Is IMAX worth it? Paying extra money for 3-D is often a tough decision, and throwing down cash for IMAX is an even harder call. In general, I’d call both unnecessary.

“Everest,” however, is ideal for IMAX. The new action-disaster epic doesn’t just justify the large screen – it makes it almost essential.

It is hard, in fact, to recall a recent man vs. the elements flick with such an epic scope. There are moments in “Everest” – especially on IMAX screens – that will leave audiences breathless. And despite some notable flaws, it is a satisfying, well-mounted production.

This is a slight surprise, since director Baltasar Kormákur is no one’s idea of a sure thing. His previous action ventures, the Mark Wahlberg smuggling thriller “Contraband” and the forgettable Denzel Washington vehicle “2 Guns,” were pedestrian at best.

But in “Everest,” he has crafted spectacular set pieces and a true sense of place. During the two-hour drama about the tragic 1996 Mount Everest climb that left eight dead, the audience develops a strong sense of the mountain’s geography. This feeling heightens the tension; we know how difficult rescue will be.

The ’96 Everest disaster was documented in harrowing detail by author Jon Krakauer in his stunning “Into Thin Air.” For readers of the book, “Everest” the film is still a winning experience, yet one whose ultimate impact is undeniably dented by the knowledge of how things turned out.

While Jake Gyllenhaal is the lineup’s biggest name, the real star of the film is Jason Clarke.

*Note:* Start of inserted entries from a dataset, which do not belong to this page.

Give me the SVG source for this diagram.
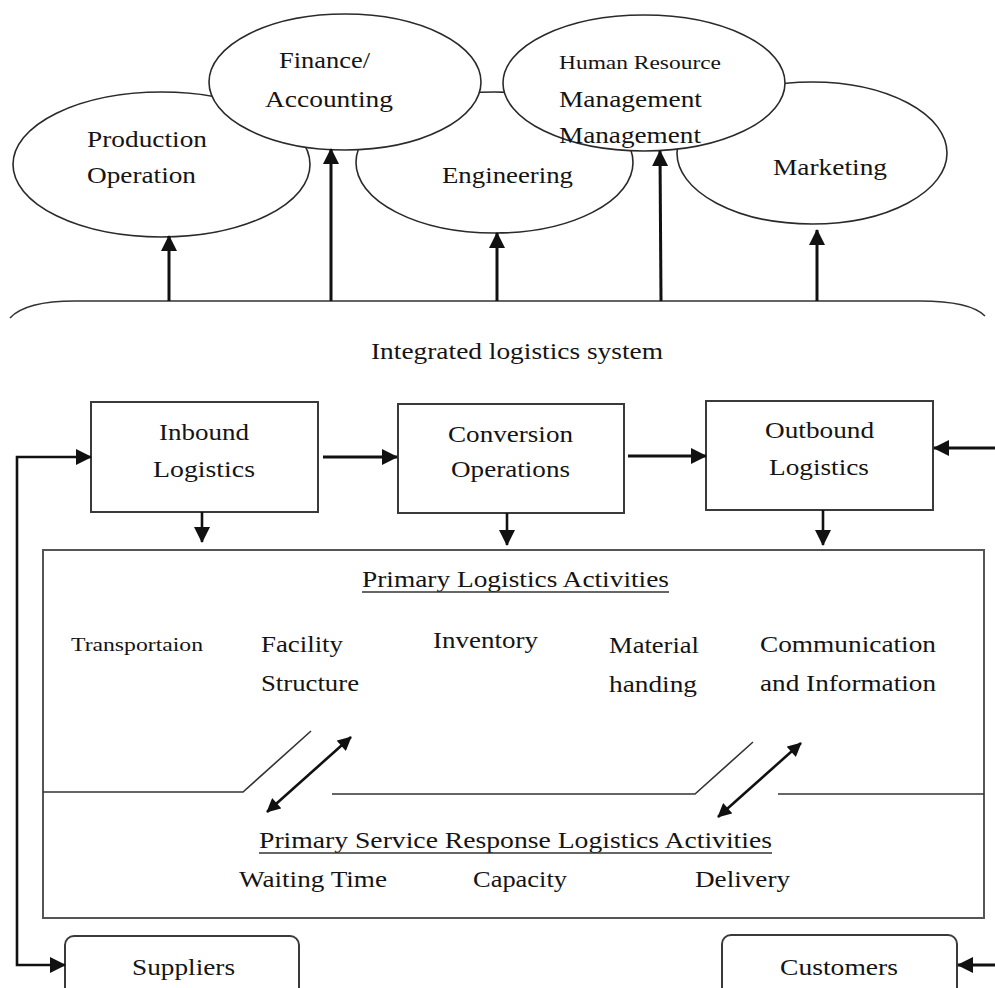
<svg xmlns="http://www.w3.org/2000/svg" width="995" height="988" viewBox="0 0 995 988">
<defs>
<style>
.t{font-family:"Liberation Serif","Times New Roman",serif;font-size:23px;fill:#141414}
.s{font-size:18px}
.e{fill:#fff;stroke:#2a2a2a;stroke-width:1.6}
.b{fill:#fff;stroke:#3a3a3a;stroke-width:2}
.big{fill:none;stroke:#555;stroke-width:2}
.th{fill:none;stroke:#111;stroke-width:3}
.md{fill:none;stroke:#111;stroke-width:2.6}
.ln{fill:none;stroke:#333;stroke-width:1.6}
</style>
<marker id="ah" viewBox="0 0 16 16" refX="15" refY="8" markerWidth="16" markerHeight="17" markerUnits="userSpaceOnUse" orient="auto"><path d="M0,0 L16,8 L0,16 z" fill="#111"/></marker>
<marker id="ahs" viewBox="0 0 16 16" refX="15" refY="8" markerWidth="15" markerHeight="14" markerUnits="userSpaceOnUse" orient="auto-start-reverse"><path d="M0,0 L16,8 L0,16 z" fill="#111"/></marker>
<marker id="ahl" viewBox="0 0 16 16" refX="15" refY="8" markerWidth="16" markerHeight="17" markerUnits="userSpaceOnUse" orient="auto-start-reverse"><path d="M0,0 L16,8 L0,16 z" fill="#111"/></marker>
</defs>
<rect width="995" height="988" fill="#fff"/>

<g id="engineering"><ellipse class="e" cx="494.5" cy="162.5" rx="138.5" ry="70.5"/><text class="t" x="442" y="183" textLength="131" lengthAdjust="spacingAndGlyphs">Engineering</text></g>
<g id="production"><ellipse class="e" cx="161.5" cy="164.5" rx="148.5" ry="72.5"/><text class="t" x="87" y="147" textLength="120" lengthAdjust="spacingAndGlyphs">Production</text><text class="t" x="87" y="183" textLength="109" lengthAdjust="spacingAndGlyphs">Operation</text></g>
<g id="marketing"><ellipse class="e" cx="812" cy="153" rx="135" ry="71"/><text class="t" x="773" y="175" textLength="114" lengthAdjust="spacingAndGlyphs">Marketing</text></g>
<g id="finance"><ellipse class="e" cx="345" cy="82" rx="136" ry="68"/><text class="t" x="279" y="68" textLength="91" lengthAdjust="spacingAndGlyphs">Finance/</text><text class="t" x="265" y="107" textLength="128" lengthAdjust="spacingAndGlyphs">Accounting</text></g>
<g id="hr"><ellipse class="e" cx="644" cy="83" rx="141" ry="68"/><text class="t s" x="559" y="69" textLength="162" lengthAdjust="spacingAndGlyphs">Human Resource</text><text class="t" x="559" y="107" textLength="143" lengthAdjust="spacingAndGlyphs">Management</text><text class="t" x="559" y="143" textLength="142" lengthAdjust="spacingAndGlyphs">Management</text></g>

<g id="brace"><path class="ln" d="M10,318 C20,307 40,301 75,301 L920,301 C955,301 975,306 985,316"/><text class="t" x="371" y="359" textLength="292" lengthAdjust="spacingAndGlyphs">Integrated logistics system</text></g>

<g id="inbound"><rect class="b" x="91" y="402" width="227" height="110"/><text class="t" x="159" y="440" textLength="90" lengthAdjust="spacingAndGlyphs">Inbound</text><text class="t" x="153" y="477" textLength="102" lengthAdjust="spacingAndGlyphs">Logistics</text></g>
<g id="conversion"><rect class="b" x="398" y="404" width="226" height="109"/><text class="t" x="448" y="442" textLength="125" lengthAdjust="spacingAndGlyphs">Conversion</text><text class="t" x="451" y="477" textLength="119" lengthAdjust="spacingAndGlyphs">Operations</text></g>
<g id="outbound"><rect class="b" x="706" y="401" width="227" height="109"/><text class="t" x="765" y="438" textLength="109" lengthAdjust="spacingAndGlyphs">Outbound</text><text class="t" x="769" y="475" textLength="100" lengthAdjust="spacingAndGlyphs">Logistics</text></g>

<g id="activities">
<rect class="big" x="43" y="550" width="941" height="368"/>
<text class="t" x="362" y="587" textLength="307" lengthAdjust="spacingAndGlyphs">Primary Logistics Activities</text>
<line class="ln" x1="362" y1="592" x2="669" y2="592"/>
<text class="t" x="71" y="651" textLength="132" lengthAdjust="spacingAndGlyphs" style="font-size:19px">Transportaion</text>
<text class="t" x="261" y="652" textLength="82" lengthAdjust="spacingAndGlyphs">Facility</text>
<text class="t" x="261" y="691" textLength="98" lengthAdjust="spacingAndGlyphs">Structure</text>
<text class="t" x="433" y="648" textLength="105" lengthAdjust="spacingAndGlyphs">Inventory</text>
<text class="t" x="609" y="653" textLength="90" lengthAdjust="spacingAndGlyphs">Material</text>
<text class="t" x="609" y="692" textLength="88" lengthAdjust="spacingAndGlyphs">handing</text>
<text class="t" x="760" y="652" textLength="176" lengthAdjust="spacingAndGlyphs">Communication</text>
<text class="t" x="760" y="691" textLength="176" lengthAdjust="spacingAndGlyphs">and Information</text>
<path class="ln" d="M43,792 L243,792 L311,731"/>
<path class="ln" d="M332,794 L695,794 L753,742"/>
<path class="ln" d="M778,794 L984,794"/>
<text class="t" x="259" y="848" textLength="513" lengthAdjust="spacingAndGlyphs">Primary Service Response Logistics Activities</text>
<line class="ln" x1="259" y1="853" x2="772" y2="853"/>
<text class="t" x="239" y="887" textLength="148" lengthAdjust="spacingAndGlyphs">Waiting Time</text>
<text class="t" x="473" y="887" textLength="94" lengthAdjust="spacingAndGlyphs">Capacity</text>
<text class="t" x="695" y="887" textLength="95" lengthAdjust="spacingAndGlyphs">Delivery</text>
</g>

<g id="suppliers"><rect class="b" x="65" y="936" width="234" height="70" rx="9"/><text class="t" x="132" y="975" textLength="103" lengthAdjust="spacingAndGlyphs">Suppliers</text></g>
<g id="customers"><rect class="b" x="722" y="935" width="235" height="70" rx="9"/><text class="t" x="780" y="975" textLength="118" lengthAdjust="spacingAndGlyphs">Customers</text></g>

<g id="connectors">
<path class="th" d="M169,301 L169,236" marker-end="url(#ah)"/>
<path class="th" d="M331,301 L331,149" marker-end="url(#ah)"/>
<path class="th" d="M497,301 L497,233" marker-end="url(#ah)"/>
<path class="th" d="M661,301 L660,151" marker-end="url(#ah)"/>
<path class="th" d="M817,301 L817,230" marker-end="url(#ah)"/>
<path class="md" d="M91,457 L17,457 L17,965 L65,965" marker-start="url(#ahl)" marker-end="url(#ah)"/>
<path class="th" d="M323,457 L397,457" marker-end="url(#ah)"/>
<path class="th" d="M628,456 L706,456" marker-end="url(#ah)"/>
<path class="th" d="M995,448 L934,448" marker-end="url(#ah)"/>
<path class="th" d="M995,965 L958,965" marker-end="url(#ah)"/>
<path class="md" d="M202,512 L202,542" marker-end="url(#ah)"/>
<path class="md" d="M507,513 L507,545" marker-end="url(#ah)"/>
<path class="md" d="M823,510 L823,545" marker-end="url(#ah)"/>
<path class="md" d="M267,812 L351,737" marker-start="url(#ahs)" marker-end="url(#ahs)"/>
<path class="md" d="M718,817 L801,743" marker-start="url(#ahs)" marker-end="url(#ahs)"/>
</g>
</svg>
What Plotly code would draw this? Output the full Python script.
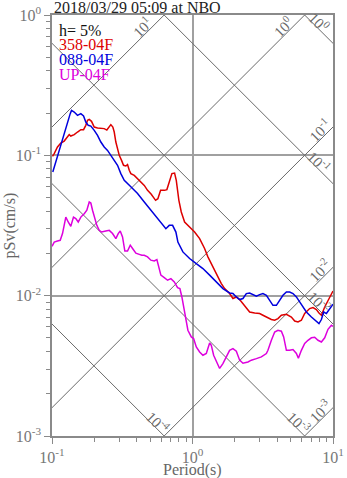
import math
import plotly.graph_objects as go

# ---- text ----
title_text = "2018/03/29 05:09 at NBO"
damping_text = "h= 5%"
x_title = "Period(s)"
y_title = "pSv(cm/s)"

# ---- axis ticks ----
x_tickvals = [0.1, 1, 10]
x_ticktext = ["10<sup>-1</sup>", "10<sup>0</sup>", "10<sup>1</sup>"]
y_tickvals = [0.001, 0.01, 0.1, 1]
y_ticktext = ["10<sup>-3</sup>", "10<sup>-2</sup>", "10<sup>-1</sup>", "10<sup>0</sup>"]

# ---- tripartite guide levels ----
sd_levels = [1e-4, 1e-3, 1e-2, 1e-1, 1]      # displacement (cm)
sa_levels = [1e-3, 1e-2, 1e-1, 1, 10]        # acceleration

# ---- response spectra: period (s) / pSv (cm/s) ----
ns_period = [0.1008, 0.1037, 0.1094, 0.1155, 0.1221, 0.1289, 0.1326, 0.1361, 0.1439, 0.1519,
             0.1604, 0.1677, 0.1740, 0.1790, 0.1841, 0.1911, 0.1998, 0.2109, 0.2227, 0.2353,
             0.2456, 0.2555, 0.2623, 0.2710, 0.2773, 0.2847, 0.2927, 0.3011, 0.3126, 0.3230,
             0.3354, 0.3448, 0.3547, 0.3642, 0.3850, 0.4064, 0.4291, 0.4537, 0.4787, 0.5087,
             0.5460, 0.5670, 0.5928, 0.6329, 0.6572, 0.6868, 0.7136, 0.7455, 0.7666, 0.8000,
             0.8320, 0.8785, 0.9535, 1.035, 1.124, 1.219, 1.287, 1.361, 1.437, 1.517,
             1.604, 1.693, 1.837, 1.940, 2.051, 2.165, 2.286, 2.416, 2.551, 2.769,
             3.006, 3.172, 3.355, 3.642, 3.845, 4.058, 4.291, 4.658, 5.054, 5.337,
             5.633, 5.956, 6.288, 6.823, 7.203, 7.616, 7.948, 8.268, 8.729, 9.213,
             9.741, 10.0]
ns_psv = [0.0984, 0.1028, 0.1146, 0.1224, 0.1264, 0.1350, 0.1404, 0.1372, 0.1404, 0.1466,
          0.1524, 0.1524, 0.1636, 0.1776, 0.1805, 0.1747, 0.1591, 0.1565, 0.1565, 0.1550,
          0.1514, 0.1591, 0.1655, 0.1591, 0.1466, 0.1244, 0.1085, 0.1000, 0.0921, 0.0849,
          0.0839, 0.0859, 0.0782, 0.0741, 0.0720, 0.0682, 0.0653, 0.0611, 0.0563, 0.0528,
          0.0478, 0.0491, 0.0563, 0.0563, 0.0570, 0.0645, 0.0741, 0.0748, 0.0664, 0.0478,
          0.0395, 0.0335, 0.0309, 0.0284, 0.0255, 0.0217, 0.0189, 0.0169, 0.0152, 0.0136,
          0.0122, 0.01123, 0.01035, 0.00954, 0.00979, 0.00938, 0.00878, 0.00809, 0.00765, 0.00753,
          0.00746, 0.00725, 0.00705, 0.00676, 0.00668, 0.00687, 0.00725, 0.00737, 0.00705, 0.00660,
          0.00650, 0.00668, 0.00746, 0.00809, 0.00823, 0.00796, 0.00753, 0.00725, 0.00831, 0.00927,
          0.01035, 0.0108]

ew_period = [0.1013, 0.1047, 0.1094, 0.1155, 0.1221, 0.1289, 0.1348, 0.1377, 0.1439, 0.1519,
             0.1604, 0.1677, 0.1740, 0.1811, 0.1890, 0.1998, 0.2109, 0.2227, 0.2353, 0.2484,
             0.2623, 0.2773, 0.2927, 0.3090, 0.3267, 0.3448, 0.3642, 0.3850, 0.4064, 0.4537,
             0.5056, 0.5641, 0.6124, 0.6463, 0.6834, 0.7217, 0.7619, 0.7871, 0.8543, 0.9535,
             1.064, 1.186, 1.324, 1.477, 1.646, 1.837, 1.940, 2.051, 2.165, 2.286,
             2.416, 2.551, 2.693, 2.848, 3.006, 3.172, 3.355, 3.540, 3.737, 3.954,
             4.173, 4.405, 4.658, 4.916, 5.190, 5.488, 5.792, 6.113, 6.464, 7.019,
             7.408, 7.948, 8.268, 8.587, 8.974, 9.474, 10.0]
ew_psv = [0.0760, 0.0849, 0.1000, 0.1211, 0.1466, 0.1727, 0.1982, 0.2092, 0.2035, 0.1927,
          0.1982, 0.1905, 0.1727, 0.1636, 0.1617, 0.1507, 0.1388, 0.1244, 0.1146, 0.1085,
          0.1000, 0.0921, 0.0849, 0.0741, 0.0664, 0.0629, 0.0595, 0.0563, 0.0534, 0.0465,
          0.0406, 0.0354, 0.0317, 0.0300, 0.0317, 0.0317, 0.0284, 0.0241, 0.0205, 0.0184,
          0.0169, 0.0156, 0.0140, 0.01252, 0.01123, 0.01045, 0.01035, 0.00979, 0.00938, 0.00954,
          0.01035, 0.01045, 0.01018, 0.00990, 0.01018, 0.01035, 0.01007, 0.00927, 0.00854, 0.00854,
          0.00927, 0.01007, 0.01062, 0.01062, 0.01035, 0.00979, 0.00902, 0.00831, 0.00765, 0.00705,
          0.00668, 0.00633, 0.00676, 0.00765, 0.00746, 0.00809, 0.00869]

ud_period = [0.1000, 0.1037, 0.1094, 0.1144, 0.1188, 0.1254, 0.1304, 0.1361, 0.1422, 0.1477,
             0.1537, 0.1604, 0.1696, 0.1770, 0.1841, 0.1890, 0.1943, 0.2018, 0.2085, 0.2169,
             0.2253, 0.2416, 0.2555, 0.2698, 0.2847, 0.2961, 0.3060, 0.3177, 0.3300, 0.3448,
             0.3606, 0.3745, 0.3953, 0.4179, 0.4362, 0.4537, 0.4787, 0.5056, 0.5344, 0.5578,
             0.5800, 0.5955, 0.6297, 0.6647, 0.7019, 0.7420, 0.7830, 0.8133, 0.8403, 0.8642,
             0.8931, 0.9274, 0.9806, 1.018, 1.064, 1.124, 1.186, 1.254, 1.324, 1.361,
             1.414, 1.477, 1.560, 1.646, 1.741, 1.837, 1.940, 2.051, 2.165, 2.286,
             2.481, 2.623, 2.848, 3.090, 3.355, 3.443, 3.642, 3.845, 4.058, 4.291,
             4.455, 4.658, 4.916, 5.190, 5.488, 5.670, 5.956, 6.288, 6.636, 7.019,
             7.408, 7.820, 8.268, 8.729, 9.213, 9.741, 10.0]
ud_psv = [0.02248, 0.0241, 0.0245, 0.0248, 0.0277, 0.0363, 0.0335, 0.0312, 0.0363, 0.0354,
          0.0335, 0.0363, 0.0384, 0.0406, 0.0465, 0.0457, 0.0406, 0.0354, 0.0317, 0.0292,
          0.0284, 0.0289, 0.0292, 0.0277, 0.0255, 0.0277, 0.0289, 0.0262, 0.0208, 0.0208,
          0.0229, 0.0217, 0.0201, 0.0197, 0.0194, 0.0194, 0.0189, 0.0179, 0.0177, 0.0181,
          0.0159, 0.0140, 0.01345, 0.01288, 0.01323, 0.01252, 0.01142, 0.01123, 0.00979, 0.00831,
          0.00668, 0.00567, 0.00508, 0.00495, 0.00431, 0.00397, 0.00376, 0.00387, 0.00460, 0.00443,
          0.00376, 0.00337, 0.00303, 0.00328, 0.00366, 0.00408, 0.00420, 0.00402, 0.00347, 0.00330,
          0.00337, 0.00347, 0.00356, 0.00366, 0.00387, 0.00408, 0.00481, 0.00551, 0.00567, 0.00558,
          0.00508, 0.00408, 0.00408, 0.00413, 0.00387, 0.00358, 0.00408, 0.00456, 0.00481, 0.00501,
          0.00505, 0.00481, 0.00468, 0.00501, 0.00576, 0.00615, 0.00605]

series = [
    ("358-04F", ns_period, ns_psv, "#dd0000"),
    ("088-04F", ew_period, ew_psv, "#0000dd"),
    ("UP-04F", ud_period, ud_psv, "#dd00dd"),
]

SERIF = "Liberation Serif"
GUIDE = "#6a6a6a"
LOG2PI = math.log10(2 * math.pi)
X_LOG = (-1.0, 1.0)
Y_LOG = (-3.0, 0.0)

fig = go.Figure()
annotations = []


def exp_label(v):
    return "10<sup>%d</sup>" % round(math.log10(v))


# constant-displacement lines: SV = 2*pi*SD/T
for sd in sd_levels:
    t = [0.01, 100.0]
    fig.add_trace(go.Scatter(x=t, y=[2 * math.pi * sd / ti for ti in t], mode="lines",
                             line=dict(color=GUIDE, width=1), hoverinfo="skip", showlegend=False))
    ls = math.log10(sd)
    y_right = LOG2PI + ls - X_LOG[1]
    if y_right >= Y_LOG[0]:
        ex, ey, a = X_LOG[1], y_right, 0.125
    else:
        ex, ey, a = LOG2PI + ls - Y_LOG[0], Y_LOG[0], 0.072
    annotations.append(dict(x=ex - a, y=ey + a, xref="x", yref="y", text=exp_label(sd),
                            showarrow=False, textangle=45, xshift=4, yshift=4,
                            font=dict(family=SERIF, size=15, color=GUIDE)))

# constant-acceleration lines: SV = SA*T/(2*pi)
for sa in sa_levels:
    t = [0.01, 100.0]
    fig.add_trace(go.Scatter(x=t, y=[sa * ti / (2 * math.pi) for ti in t], mode="lines",
                             line=dict(color=GUIDE, width=1), hoverinfo="skip", showlegend=False))
    la = math.log10(sa)
    y_right = la + X_LOG[1] - LOG2PI
    if y_right <= Y_LOG[1]:
        ex, ey, a = X_LOG[1], y_right, 0.058
    else:
        ex, ey, a = LOG2PI - la + Y_LOG[1], Y_LOG[1], 0.121
    annotations.append(dict(x=ex - a, y=ey - a, xref="x", yref="y", text=exp_label(sa),
                            showarrow=False, textangle=-45, xshift=-5, yshift=5,
                            font=dict(family=SERIF, size=15, color=GUIDE)))

# spectra
for name, per, psv, col in series:
    fig.add_trace(go.Scatter(x=per, y=psv, mode="lines", name=name,
                             line=dict(color=col, width=1.5), showlegend=False))

# in-plot key
key_rows = [(damping_text, "#111111")] + [(s[0], s[3]) for s in series]
for i, (txt, col) in enumerate(key_rows):
    annotations.append(dict(x=0.018, y=0.964 - i * 0.0348, xref="paper", yref="paper",
                            xanchor="left", yanchor="middle", text=txt, showarrow=False,
                            font=dict(family=SERIF, size=16, color=col)))

annotations.append(dict(x=0, y=1, xref="paper", yref="paper", xanchor="left",
                        yanchor="bottom", text=title_text, showarrow=False, yshift=-3,
                        font=dict(family=SERIF, size=16, color="#222222")))
annotations.append(dict(x=0.5, y=-0.08, xref="paper", yref="paper", xanchor="center",
                        yanchor="middle", text=x_title, showarrow=False,
                        font=dict(family=SERIF, size=16, color="#666666")))
annotations.append(dict(x=-0.153, y=0.5, xref="paper", yref="paper", xanchor="center",
                        yanchor="middle", text=y_title, showarrow=False, textangle=-90,
                        font=dict(family=SERIF, size=16, color="#666666")))

axis_common = dict(
    type="log", showgrid=True, gridcolor="#a0a0a0", gridwidth=1.5,
    showline=True, mirror=True, linecolor="#8a8a8a", linewidth=1.5,
    ticks="outside", ticklen=6, tickcolor="#8a8a8a", tickwidth=1, zeroline=False,
    tickmode="array", automargin=False,
    tickfont=dict(family=SERIF, size=16, color="#777777"),
    minor=dict(ticks="outside", ticklen=4, tickcolor="#8a8a8a", dtick="D1", showgrid=False),
)

fig.update_layout(
    width=347, height=478, autosize=False,
    margin=dict(l=52, r=14, t=15, b=42),
    paper_bgcolor="white", plot_bgcolor="white",
    xaxis=dict(axis_common, range=list(X_LOG), tickvals=x_tickvals, ticktext=x_ticktext),
    yaxis=dict(axis_common, range=list(Y_LOG), tickvals=y_tickvals, ticktext=y_ticktext),
    annotations=annotations,
    showlegend=False,
)

fig.write_html("out.html")
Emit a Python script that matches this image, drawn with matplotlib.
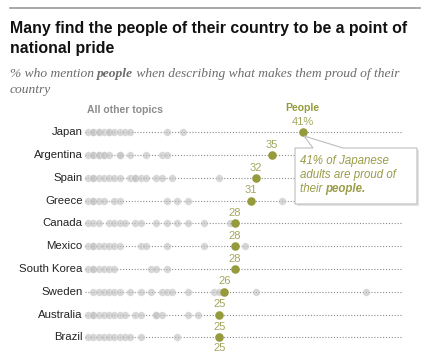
import matplotlib
matplotlib.use('Agg')
import matplotlib.pyplot as plt
from matplotlib.patches import Polygon, Rectangle
from matplotlib.lines import Line2D

# dados
paises = ['Japan', 'Argentina', 'Spain', 'Greece', 'Canada', 'Mexico',
          'South Korea', 'Sweden', 'Australia', 'Brazil']
pessoas = [41, 35, 32, 31, 28, 28, 28, 26, 25, 25]
rotulos = ['41%', '35', '32', '31', '28', '28', '28', '26', '25', '25']

outros_japan = [0, 1, 1, 2, 2, 3, 4, 4, 5, 6, 7, 8, 15, 18]
outros_argentina = [0, 1, 1, 2, 2, 3, 3, 4, 6, 6, 8, 11, 14, 15]
outros_spain = [0, 1, 1, 2, 3, 4, 5, 6, 8, 9, 9, 10, 11, 13, 14, 16, 25]
outros_greece = [0, 1, 1, 2, 3, 5, 6, 15, 17, 19, 37]
outros_canada = [0, 1, 2, 4, 5, 6, 7, 9, 10, 13, 15, 17, 19, 22, 27]
outros_mexico = [0, 1, 1, 2, 3, 4, 5, 6, 10, 11, 15, 22, 30]
outros_korea = [0, 1, 1, 2, 3, 4, 5, 12, 13, 15]
outros_sweden = [1, 2, 3, 4, 5, 6, 8, 10, 12, 14, 15, 16, 19, 24, 25, 32, 53]
outros_australia = [0, 1, 1, 2, 3, 4, 5, 6, 7, 9, 10, 13, 13, 14, 19, 21]
outros_brazil = [0, 1, 2, 3, 4, 5, 6, 7, 8, 10, 17]

outros = [outros_japan, outros_argentina, outros_spain, outros_greece,
          outros_canada, outros_mexico, outros_korea, outros_sweden,
          outros_australia, outros_brazil]

W, H = 430, 354
OLIVA = '#959a3b'
OLIVA_TXT = '#a3a65e'
CINZA = '#c2c2c2'

fig = plt.figure(figsize=(W / 100, H / 100), dpi=100)
plt.rcParams['font.family'] = ['Liberation Sans', 'DejaVu Sans']


def fx(px):
    return px / W


def fy(py):
    return 1 - py / H


# linha do topo
fig.add_artist(Line2D([fx(10), fx(420)], [fy(8), fy(8)], color='#9a9a9a', lw=1.2))

# titulo
fig.text(fx(10), fy(28), 'Many find the people of their country to be a point of',
         fontsize=11.4, fontweight='bold', va='center', color='#111')
fig.text(fx(10), fy(48), 'national pride',
         fontsize=11.4, fontweight='bold', va='center', color='#111')

renderer = fig.canvas.get_renderer()


def texto_partes(x, y, partes, **kw):
    # desenha pedaços de texto lado a lado (normal / negrito)
    for txt, peso in partes:
        t = fig.text(fx(x), fy(y), txt, fontweight=peso, va='center', **kw)
        bb = t.get_window_extent(renderer=renderer)
        x += bb.width


sub = dict(fontsize=9.7, style='italic', color='#6b6b6b', family='Liberation Serif')
texto_partes(10, 74, [('% who mention ', 'normal'), ('people', 'bold'),
                      (' when describing what makes them proud of their', 'normal')], **sub)
texto_partes(10, 90, [('country', 'normal')], **sub)

# cabecalhos
fig.text(fx(125), fy(110), 'All other topics', fontsize=7.5, fontweight='bold',
         color='#8c8c8c', ha='center', va='center')
fig.text(fx(302), fy(108), 'People', fontsize=7.5, fontweight='bold',
         color=OLIVA, ha='center', va='center')

# eixo principal
ax = fig.add_axes([fx(80), 0, fx(410) - fx(80), 1 - 115 / H])
ax.set_xlim((80 - 88) / 5.25, (410 - 88) / 5.25)
ax.set_ylim(9.736, -0.769)
ax.axis('off')

for i, pais in enumerate(paises):
    ax.hlines(i, -0.5, 59.8, color='#8a8a8a', lw=0.8, linestyles=(0, (1, 1.6)), zorder=1)
    ax.scatter(outros[i], [i] * len(outros[i]), s=30, color=CINZA, alpha=0.65,
               edgecolors='white', linewidths=0.3, zorder=2)
    ax.scatter(pessoas[i], i, s=38, color=OLIVA, zorder=3, linewidths=0)
    ax.annotate(rotulos[i], (pessoas[i], i), xytext=(0, 7.5), textcoords='offset points',
                ha='center', va='center', fontsize=8, color=OLIVA_TXT)
    ax.annotate(pais, (-0.5, i), xytext=(-2, 0), textcoords='offset points',
                ha='right', va='center', fontsize=8.2, color='#222')

# rotulo extra abaixo do Brasil
ax.annotate(rotulos[-1], (pessoas[-1], 9), xytext=(0, -7.5), textcoords='offset points',
            ha='center', va='center', fontsize=8, color=OLIVA_TXT)

# caixa de anotacao
pts = [(295, 148), (313, 148), (304, 136), (343, 148), (417, 148), (417, 204), (295, 204)]
sombra = Rectangle((fx(297), fy(206)), fx(417) - fx(295), fy(148) - fy(204),
                   transform=fig.transFigure, facecolor='#e4e4e4', edgecolor='none', zorder=4)
fig.add_artist(sombra)
caixa = Polygon([(fx(a), fy(b)) for a, b in pts], closed=True, transform=fig.transFigure,
                facecolor='white', edgecolor='#bdbdbd', lw=0.8, zorder=5)
fig.add_artist(caixa)

nota = dict(fontsize=8.3, style='italic', color='#9a9c48', zorder=6)
texto_partes(300, 161, [('41% of Japanese', 'normal')], **nota)
texto_partes(300, 175, [('adults are proud of', 'normal')], **nota)
texto_partes(300, 189, [('their ', 'normal'), ('people.', 'bold')], **nota)

fig.savefig('out.png', dpi=100)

The actor plays New Zealander Rob Hall, the leader of a guiding agency called Adventure Consultants. As the film opens, Hall’s group is preparing to lead a group of civilians up Mount Everest – for a price, and after weeks of training.

These climbers include Texas doctor Beck Weathers, played by the great Josh Brolin; mild-mannered mailman Doug Hansen, portrayed by John Hawkes; and Krakauer, brought to life by “House of Cards” scene-stealer Michael Kelly.

Back in New Zealand is Hall’s pregnant wife Jan (Keira Knightley), while the Adventure Consultants team includes actors Emily Watson (“Angela’s Ashes”), Elizabeth Debicki (“The Great Gatsby”) and Sam Worthington (“Avatar”). Gyllenhaal appears in a surprisingly small but welcome role as Scott Fischer, the chilled-out leader of a competing agency called Mountain Madness.

It’s a large cast, and meeting so many individuals adds to the drama. Scores of groups have planned to summit Everest on the same day, creating a logjam that makes a difficult situation even trickier.

The tension ramps up quickly, and the film’s leisurely start also contributes to the later suspense. In addition, the inherent drama is increased even more thanks to the acting of Brolin, Hawkes, Watson, Gyllenhaal, and, especially, Clarke. His Rob Hall is the film’s leader, and its emotional anchor.

Kormákur devotes time to each of these figures, although Knightley is rather wasted in a role that requires little more than sobbing. The direction and writing (by the talented William Nicholson and Simon Beaufoy) hint at the tragedies to come throughout the film. Whether one knows the result of the climbs or not, there is a strong sense of what went wrong, and how nature and luck made success nearly impossible.

Once a walloping storm hits the climbers, things slow down a bit, and the proceedings grow a bit repetitive. But there is always this cast, and those visuals. They combine for an action spectacle that truly delivers.

While it will likely prove effective on any size screen, plunk down the extra money for IMAX and you’ll likely find “Everest” an impressively immersive experience – so immersive, in fact, that you might just scratch “climbing Mount Everest” off your bucket list.

Everest

3.5 stars

Starring: Jason Clarke, Josh Brolin, Jake Gyllenhaal, Keira Knightley, Emily Watson

Director: Baltasar Kormákur

Running time: 121 minutes

Rating: PG-13 for intense peril and disturbing images.

The Lowdown: The true story of the 1996 Mount Everest disaster, focusing on the survival attempts of two expedition groups.